Representing the Bachelor of Arts with Honours and Bachelor of Science with Honours respectively, Nguyen Huu Bao Chau and Ian Kendall Duncan (both from Class of 2021) were awarded the Lee Kuan Yew (LKY) Gold Medal for being the best performing graduates in their respective disciplines.
Graduating with a Bachelor of Arts with Honours, Joshua Tay En Han (Class of 2021) was the recipient of the National University of Singapore Society (NUSS) Medal for Outstanding Achievement for achieving academic excellence and making significant leadership contributions and service to the community.
While all three graduates were surprised by their win, they credited the College and their loved ones for contributing to their achievements.
Chau (Class of 2021) hopes to expand on her capstone research for publication in a journal. Image provided by Chau Nguyen.
Chau, an Economics major, said that she was grateful towards her Yale-NUS peers and faculty who greatly inspired her during her time at the College.
“The peer tutors I worked with always helped me clear any confusion I had, and gave me invaluable advice. I also could not have done this without my professors. They were friendly, caring, and extremely knowledgeable; the small class size and intimate teaching experience that Yale-NUS offered allowed me to have a lot of one-on-one time with faculty members and really solidified my understanding of various topics of interest,” she added.
Similar to Chau, Ian, a Mathematical, Computational and Statistical Sciences (MCSS) major, shared that his achievements were shaped by the College faculty and his Yale-NUS experience.
Ian (Class of 2021) who is now a software engineer, initially pursued a liberal arts education to build a broad foundation of knowledge and explore the connections between ideas. Image provided by Ian Duncan.
“My professors encouraged me to go beyond course syllabi to explore and always rewarded my efforts. I had many opportunities to use knowledge acquired in one course to enrich discussions, papers, and projects in other courses I took. This was incredibly exciting for me because it represented a true validation of the liberal arts model, and gave me the motivation to try hard and do well,” he said.

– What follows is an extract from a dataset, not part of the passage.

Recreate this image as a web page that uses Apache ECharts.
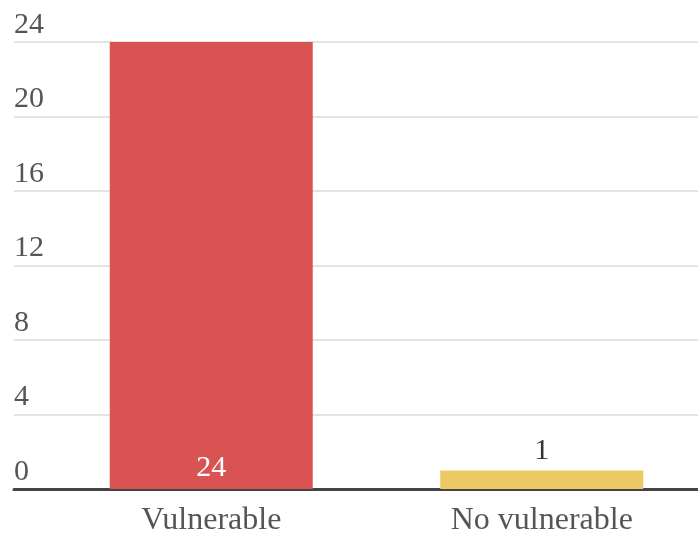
<!DOCTYPE html>
<html>
<head>
<meta charset="utf-8">
<script src="https://cdn.jsdelivr.net/npm/echarts@6/dist/echarts.min.js"></script>
<style>
  html, body { margin: 0; padding: 0; background: #fff; }
  #chart { width: 698px; height: 534px; }
</style>
</head>
<body>
<div id="chart"></div>
<script>
// Vulnerability count per group
const categories = ['Vulnerable', 'No vulnerable'];
const counts = [24, 1];
const barColors = ['#D95353', '#EDC966'];
const yTicks = { min: 0, max: 24, interval: 4 };

const FONT = '"Liberation Serif", "Times New Roman", serif';

const chart = echarts.init(document.getElementById('chart'));
chart.setOption({
  animation: false,
  grid: [
    // bars (category band runs slightly past the right edge)
    { left: 46, width: 661, top: 42, bottom: 45, outerBoundsMode: 'none' },
    // full-width value scale with gridlines and labels
    { left: 14, right: 0, top: 42, bottom: 45, outerBoundsMode: 'none' }
  ],
  xAxis: [
    {
      gridIndex: 0,
      type: 'category',
      data: categories,
      axisTick: { show: false },
      axisLine: { show: false },
      axisLabel: { color: '#555', fontFamily: FONT, fontSize: 32, margin: 16 }
    },
    {
      gridIndex: 1,
      type: 'value',
      min: 0, max: 1,
      show: true,
      axisLabel: { show: false },
      axisTick: { show: false },
      splitLine: { show: false },
      axisLine: { show: true, onZero: false, lineStyle: { color: '#444', width: 3 } }
    }
  ],
  yAxis: [
    {
      gridIndex: 0,
      type: 'value',
      min: yTicks.min, max: yTicks.max, interval: yTicks.interval,
      show: false
    },
    {
      gridIndex: 1,
      type: 'value',
      min: yTicks.min, max: yTicks.max, interval: yTicks.interval,
      axisLine: { show: false },
      axisTick: { show: false },
      splitLine: { show: true, lineStyle: { color: '#e3e3e3', width: 2 } },
      axisLabel: {
        inside: true,
        margin: 0,
        align: 'left',
        verticalAlign: 'bottom',
        padding: [0, 0, 2, 0],
        color: '#555',
        fontFamily: FONT,
        fontSize: 30
      }
    }
  ],
  series: [
    {
      type: 'bar',
      xAxisIndex: 0,
      yAxisIndex: 0,
      barWidth: 203,
      z: 1,
      data: counts.map((v, i) => ({
        value: v,
        itemStyle: { color: barColors[i] },
        label: i === 0
          ? { position: 'insideBottom', distance: 6, color: '#fff' }
          : { position: 'top', distance: 4, color: '#333' }
      })),
      label: { show: true, fontFamily: FONT, fontSize: 30 }
    }
  ]
});
</script>
</body>
</html>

Ian also expressed his gratitude to his friends and family for his achievements.
“They were excited when I told them the news, and I cannot thank them enough. There have definitely been difficult moments during my four years as a Yale-NUS student, and I wouldn’t have been able to make it through without their help,” he added.
Joshua remarked that the award was “an encouraging reminder that ordinary acts of faithfulness, stretched out over time and refined with the support of many, can amount to something ‘outstanding’”.

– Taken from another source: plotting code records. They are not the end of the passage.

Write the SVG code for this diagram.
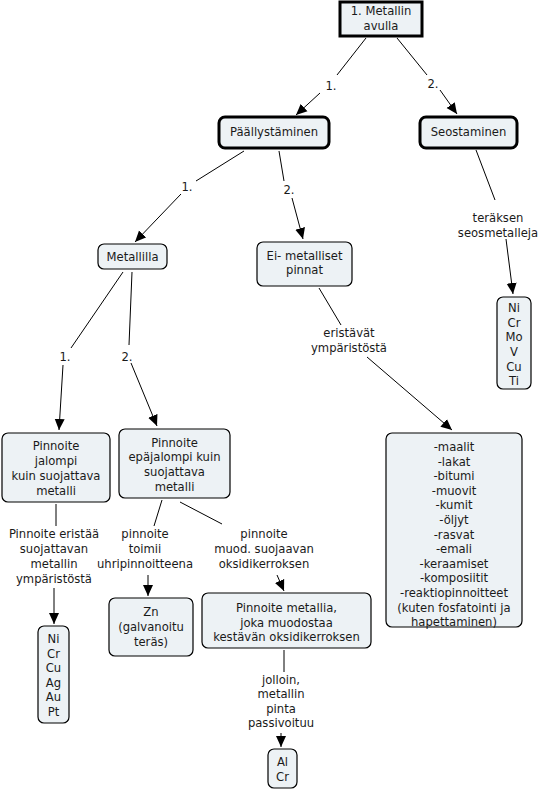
<svg xmlns="http://www.w3.org/2000/svg" width="545" height="791" viewBox="0 0 545 791">
<defs>
<style>
text{font-family:"DejaVu Sans","Verdana",sans-serif;font-size:11.6px;fill:#1a1a1a;text-anchor:middle}
.box{fill:#edf2f5;stroke:#000;stroke-width:1.2}
.thick{stroke-width:3}
.c line{stroke:#000;stroke-width:1}
.c .a{marker-end:url(#ah)}
</style>
<marker id="ah" markerUnits="userSpaceOnUse" markerWidth="12" markerHeight="11" refX="11" refY="5" orient="auto" viewBox="0 0 12 10">
<path d="M0,0 L11,5 L0,10 z" fill="#000"/>
</marker>
</defs>
<rect width="545" height="791" fill="#fff"/>
<g id="connectors" class="c">
<line x1="366" y1="38" x2="337" y2="75"/>
<line class="a" x1="320" y1="93" x2="296" y2="115"/>
<text x="331" y="90">1.</text>
<line x1="397" y1="38" x2="427" y2="75"/>
<line class="a" x1="440" y1="90" x2="457" y2="114"/>
<text x="433" y="88">2.</text>
<line x1="244" y1="151" x2="196" y2="181"/>
<line class="a" x1="181" y1="194" x2="135" y2="242"/>
<text x="187" y="191">1.</text>
<line x1="279" y1="151" x2="284" y2="181"/>
<line class="a" x1="292" y1="198" x2="303" y2="239"/>
<text x="289" y="194">2.</text>
<line x1="476" y1="150" x2="495" y2="200"/>
<line class="a" x1="506" y1="239" x2="513" y2="294"/>
<text x="498" y="222">teräksen</text>
<text x="498" y="237">seosmetalleja</text>
<line x1="123" y1="272" x2="71" y2="348"/>
<line class="a" x1="63" y1="365" x2="59" y2="430"/>
<text x="65" y="361">1.</text>
<line x1="132" y1="272" x2="129" y2="345"/>
<line class="a" x1="131" y1="363" x2="157" y2="426"/>
<text x="127" y="361">2.</text>
<line x1="319" y1="288" x2="341" y2="325"/>
<line class="a" x1="367" y1="357" x2="452" y2="430"/>
<text x="349" y="337">eristävät</text>
<text x="349" y="352">ympäristöstä</text>
<line x1="56" y1="504" x2="56" y2="526"/>
<line class="a" x1="54" y1="588" x2="54" y2="624"/>
<text x="54" y="538">Pinnoite eristää</text>
<text x="54" y="553">suojattavan</text>
<text x="54" y="568">metallin</text>
<text x="54" y="583">ympäristöstä</text>
<line x1="162" y1="500" x2="154" y2="526"/>
<line class="a" x1="148" y1="575" x2="148" y2="596"/>
<text x="145" y="538">pinnoite</text>
<text x="145" y="553">toimii</text>
<text x="145" y="568">uhripinnoitteena</text>
<line x1="180" y1="502" x2="222" y2="524"/>
<line class="a" x1="277" y1="575" x2="284" y2="591"/>
<text x="264" y="538">pinnoite</text>
<text x="264" y="553">muod. suojaavan</text>
<text x="264" y="568">oksidikerroksen</text>
<line x1="284" y1="650" x2="284" y2="672"/>
<line class="a" x1="281" y1="733" x2="281" y2="747"/>
<text x="281" y="684">jolloin,</text>
<text x="281" y="698">metallin</text>
<text x="281" y="713">pinta</text>
<text x="281" y="727">passivoituu</text>
</g>
<g id="n1">
<rect class="box thick" x="340" y="2" width="82" height="34"/>
<text x="381" y="15">1. Metallin</text>
<text x="381" y="30">avulla</text>
</g>
<g id="n2">
<rect class="box thick" x="219" y="117" width="110" height="31" rx="6"/>
<text x="274" y="136">Päällystäminen</text>
</g>
<g id="n3">
<rect class="box thick" x="420" y="117" width="97" height="31" rx="6"/>
<text x="468.5" y="136">Seostaminen</text>
</g>
<g id="n4">
<rect class="box" x="98" y="244" width="69" height="25" rx="6"/>
<text x="132.5" y="261">Metallilla</text>
</g>
<g id="n5">
<rect class="box" x="257" y="242" width="95" height="44" rx="6"/>
<text x="304.5" y="260">Ei- metalliset</text>
<text x="304.5" y="274">pinnat</text>
</g>
<g id="n6">
<rect class="box" x="497" y="297" width="34" height="92" rx="6"/>
<text x="514" y="312">Ni</text>
<text x="514" y="326.5">Cr</text>
<text x="514" y="341">Mo</text>
<text x="514" y="356">V</text>
<text x="514" y="370.5">Cu</text>
<text x="514" y="385">Ti</text>
</g>
<g id="n7">
<rect class="box" x="2" y="433" width="108" height="69" rx="6"/>
<text x="56" y="450">Pinnoite</text>
<text x="56" y="465">jalompi</text>
<text x="56" y="480">kuin suojattava</text>
<text x="56" y="495">metalli</text>
</g>
<g id="n8">
<rect class="box" x="119" y="429" width="111" height="69" rx="6"/>
<text x="174.5" y="447">Pinnoite</text>
<text x="174.5" y="461">epäjalompi kuin</text>
<text x="174.5" y="476">suojattava</text>
<text x="174.5" y="491">metalli</text>
</g>
<g id="n9">
<rect class="box" x="386" y="433" width="136" height="194" rx="6"/>
<text x="454" y="451">-maalit</text>
<text x="454" y="465.6">-lakat</text>
<text x="454" y="480.2">-bitumi</text>
<text x="454" y="494.8">-muovit</text>
<text x="454" y="509.4">-kumit</text>
<text x="454" y="524">-öljyt</text>
<text x="454" y="538.6">-rasvat</text>
<text x="454" y="553.2">-emali</text>
<text x="454" y="567.8">-keraamiset</text>
<text x="454" y="582.4">-komposiitit</text>
<text x="454" y="597">-reaktiopinnoitteet</text>
<text x="454" y="611.6">(kuten fosfatointi ja</text>
<text x="454" y="626.2">hapettaminen)</text>
</g>
<g id="n10">
<rect class="box" x="38" y="626" width="31" height="97" rx="6"/>
<text x="53.5" y="643">Ni</text>
<text x="53.5" y="657.5">Cr</text>
<text x="53.5" y="672">Cu</text>
<text x="53.5" y="686.5">Ag</text>
<text x="53.5" y="701">Au</text>
<text x="53.5" y="715.5">Pt</text>
</g>
<g id="n11">
<rect class="box" x="109" y="598" width="84" height="58" rx="6"/>
<text x="151" y="616">Zn</text>
<text x="151" y="631">(galvanoitu</text>
<text x="151" y="646">teräs)</text>
</g>
<g id="n12">
<rect class="box" x="202" y="593" width="169" height="55" rx="6"/>
<text x="286.5" y="612">Pinnoite metallia,</text>
<text x="286.5" y="627">joka muodostaa</text>
<text x="286.5" y="641">kestävän oksidikerroksen</text>
</g>
<g id="n13">
<rect class="box" x="268" y="749" width="29" height="39" rx="6"/>
<text x="282.5" y="766">Al</text>
<text x="282.5" y="781">Cr</text>
</g>
</svg>
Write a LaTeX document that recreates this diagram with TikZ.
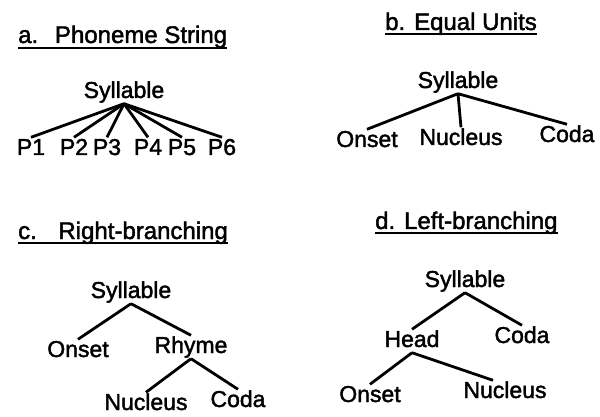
\documentclass[tikz,border=0pt]{standalone}
\usepackage{fontspec}
\setmainfont{Liberation Sans}
\newfontfamily\scanfont[FakeBold=1.8]{Liberation Sans}
\usetikzlibrary{calc}
\tikzset{
  lbl/.style={font=\scanfont\fontsize{23}{27}\selectfont, inner xsep=1pt, inner ysep=0.5pt, anchor=base, text height=17pt, text depth=5pt},
  ttl/.style={font=\scanfont\fontsize{24}{28}\selectfont, inner sep=0pt, anchor=base west},
  branch/.style={line width=2.8pt},
  uline/.style={line width=2pt}
}
\begin{document}
\begin{tikzpicture}[x=1pt,y=-1pt]
\useasboundingbox (0,0) rectangle (600,417);
% ---------- a ----------
\node[ttl] (ta) at (18,43) {a.\hspace{0.7em}Phoneme String};
\draw[uline] ([yshift=-5pt]ta.base west) -- ([yshift=-5pt]ta.base east);
\node[lbl] (as) at (124,98) {Syllable};
\node[lbl] (p1) at (31,155) {P1};
\node[lbl] (p2) at (74,155) {P2};
\node[lbl] (p3) at (107,155) {P3};
\node[lbl] (p4) at (148,155) {P4};
\node[lbl] (p5) at (182,155) {P5};
\node[lbl] (p6) at (222,155) {P6};
\foreach \p in {p1,p2,p3,p4,p5,p6} \draw[branch] (as.south) -- (\p.north);
% ---------- b ----------
\node[ttl] (tb) at (385,30) {b. Equal Units};
\draw[uline] ([yshift=-4pt]tb.base west) -- ([yshift=-4pt]tb.base east);
\node[lbl] (bs) at (458,88) {Syllable};
\node[lbl] (bo) at (367,147) {Onset};
\node[lbl] (bn) at (461,145) {Nucleus};
\node[lbl] (bc) at (567,142) {Coda};
\draw[branch] (bs.south) -- (bo.north);
\draw[branch] (bs.south) -- (bn.north);
\draw[branch] (bs.south) -- (bc.north);
% ---------- c ----------
\node[ttl] (tc) at (18,239) {c.\hspace{0.9em}Right-branching};
\draw[uline] ([yshift=-4pt]tc.base west) -- ([yshift=-4pt]tc.base east);
\node[lbl] (cs) at (131,298) {Syllable};
\node[lbl] (co) at (78,357) {Onset};
\node[lbl] (cr) at (191,353) {Rhyme};
\node[lbl] (cn) at (146,410) {Nucleus};
\node[lbl] (cc) at (238,407) {Coda};
\draw[branch] (cs.south) -- (co.north);
\draw[branch] (cs.south) -- (cr.north);
\draw[branch] (cr.south) -- (cn.north);
\draw[branch] (cr.south) -- (cc.north);
% ---------- d ----------
\node[ttl] (td) at (375,229) {d. Left-branching};
\draw[uline] ([yshift=-4pt]td.base west) -- ([yshift=-4pt]td.base east);
\node[lbl] (ds) at (465,287) {Syllable};
\node[lbl] (dh) at (412,347) {Head};
\node[lbl] (dc) at (522,343) {Coda};
\node[lbl] (do) at (370,402) {Onset};
\node[lbl] (dn) at (505,398) {Nucleus};
\draw[branch] (ds.south) -- (dh.north);
\draw[branch] (ds.south) -- (dc.north);
\draw[branch] (dh.south) -- (do.north);
\draw[branch] (dh.south) -- ($(dn.north)+(-12,0)$);
\end{tikzpicture}
\end{document}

Reflecting on his four years at the College, Joshua, a Philosophy, Politics and Ecnomics (PPE) major, shared that he gained many valuable skills.
“I came to recognise how little I actually know, and then to approach my ignorance from varied perspectives. This is super useful, especially in my line of work that directly navigates complex circumstances and unique persons,” he shared.
Joshua (Class of 2021) works with his Yale-NUS peers – Jay Ong (Class of 2021) and Stefan Liew (Class of 2022) – at Impart, a non-profit organisation that seeks to shape the social impact sector and empower youths. Image provided by Joshua Tay.
Beyond College life, Joshua, who co-founded and currently serves as the Director of Strategy and Partnerships at Impart, hopes to continue contributing to the society at large.
“It is one thing to give back to communities facing adversities. It is another to be a part of these communities and grow things together. We’ve been able to participate in the latter: in terms of our operational work concerning youth development and our organisational work concerning partnerships and sectoral growth,” he said.
He further elaborated that without the contribution of the community around him – from staff to professors and peers alike – his efforts would not have come to fruition.
For Chau and Ian, winning the awards also marked the beginning of their journey to continue pursuing excellence and contributing towards their respective fields of interest.
“I had really enjoyed working on my capstone about the opioid crisis in the United States, which was awarded an Honourable Mention from the major. At the encouragement of my supervisor and former peer tutors, I’m hoping to work more on it and get it published in a journal article in the near future,” she said.
Ian, on the other hand, hopes to give back to the College by “continuing to provide help and support” to Yale-NUS Assistant Professor of Science (Mathematical and Computational Science) Michael Gastner’s group of research students. This is Ian’s way of expressing his gratitude to Yale-NUS and Asst Prof Gastner for the support and advice he had received as a research assistant and for his capstone project.
Aside from his continued work in research, Ian also aspires to excel in his role as a software engineer at a local start-up in Singapore. “Although the position is very technical, I believe the skills and approaches I picked up during my time at Yale-NUS – thinking philosophically, communicating clearly, and exploring new ideas with passion – will help me do well as a software developer,” he shared.